Kumu Kahua Theatre, Hawaii’s stage group specializing in shows written by island playwrights with tales about Hawaii’s lifestyle, will launch its 54th season  Aug. 27 at the downtown venue. Five plays, including two world premieres, make up the season.

The company’s productions encompass Hawaiian history, humor and themes that embrace local culture, communities and identities, and frequently feature scripts with pidgin English.

Harry Wong III curated the works, which will feature local actors and directors, whose storytelling skills will challenge and move audiences while celebrating the vibrant community of the islands.

“Through the use of humor, history, and even magic, these plays explore serious issues
about identity, culture, society and belonging,” said Wong. “We are thrilled to share these diverse and dynamic stories and celebrate the work of tremendous playwrights with our community.”

The agenda of productions:

  • Lovey Lee,” by Moses Goods, Aug. 22 to Sept. 22—A coming-of-age play, Lovey Lee is a young queer Hawaiian, in search of his place, in the 1970s of Hawaii, a time of reclamation, discovery and pride. The state’s cultural renaissance is in its peak, and the sexual liberation movement is booming, but the journey of any brave pioneer is often complicated and fraught with challenges, and Lovey attempts to find his relevance.
  • “Kimo the Waiter,”by Lee Cataluna, Nov. 7 to Dec. 8–Kimo waits tables while pursuing his dream of acting professionally in the 1980s – but he’s always too brown, or not brown enough. Kimo’s quest is funny, frustrating and totally relatable as he tries to break free from stereotypical images of island characters. During a time when there were few roles for people of color, except for local commercials, those television images of Hawaii people were, in some cases, even more limiting than Hollywood’s idea of what it meant to be from Hawaii.

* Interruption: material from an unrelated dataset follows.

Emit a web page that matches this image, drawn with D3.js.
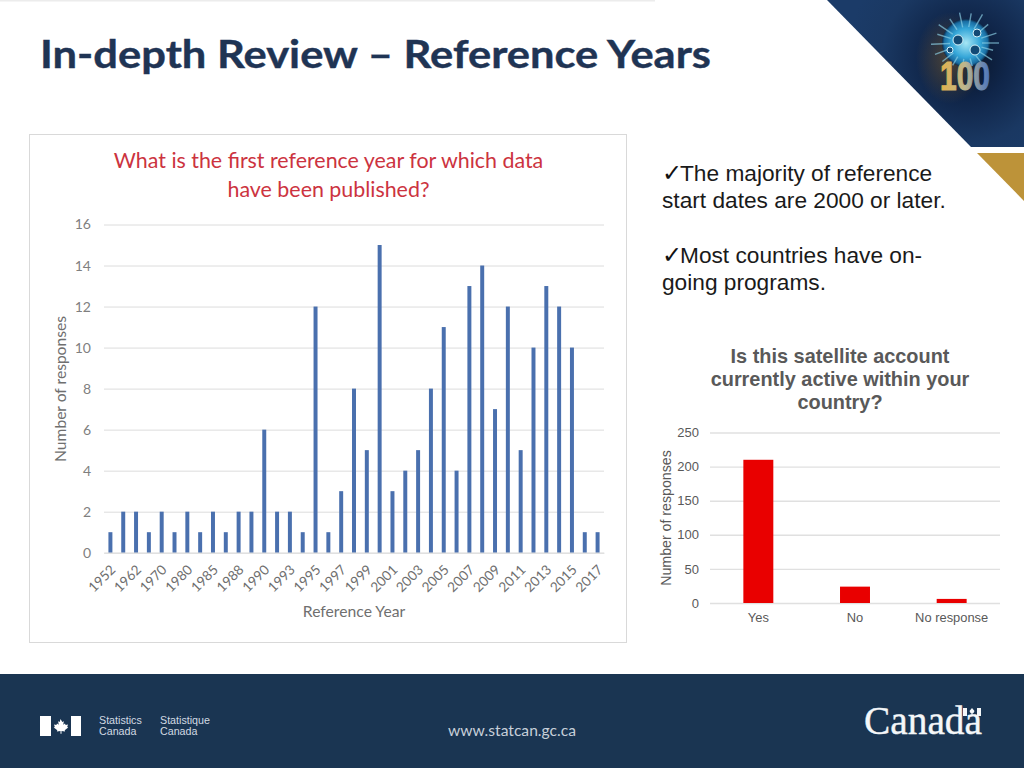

  • “Southernmost,” by Mary Lyon Kamitaki
    Jan. 23 to Feb. 23– For former fisherman Wally Chaves, who lives with his retired wife Becky in the familiar
    hills of Kaʻu at the southernmost tip of the Big Island, planting keiki trees for a coffee farm is giving him new life. When daughter Charlene visits with her girlfriend Jessica – Wally
    calls her “one vegetarian lesbian” – things become unstable. But when earthquakes start to really shake things up, should they stay, or should they go?
  • The Magic of Polly Amnesia,” by Tony Pisculli, March 27 to April 27–
    Polly Amnesia – orphan, magician, punk – takes the stage fora her one-woman magic show. Throughout her act, she attempts to sort hope from delusion, dreams from bullshit and true magic from trickery as she recounts her quixotic quest to solve the mystery of her own identity and the family that abandoned her. But in tonight’s performance, something is going terribly wrong. A world premiere.
  • “The Golden Gays,”  by Ryan “Oki”naka, May 29 to June 29, 2025–Aunty Maria Lani Tunta is the free, fierce, and fabulous mother to a chosen family of queens, facing their golden years and ready for second chances. What does it mean for a drag queen to be in their 70s, for a sexual player to keep up his game, for a divorced man to explore being gay for the first time, for a widower to date again? These bitches bicker, tease, and challenge each other to move on, and they do it in makeup and heels. In this crazy life you have to seize the cheesecake. This script was inspired by the groundbreaking show: “The Golden Girls.” A world premiere.

Performances are at 7 p.m. Thursdays through Saturdays and at 2 p.m. Sundays.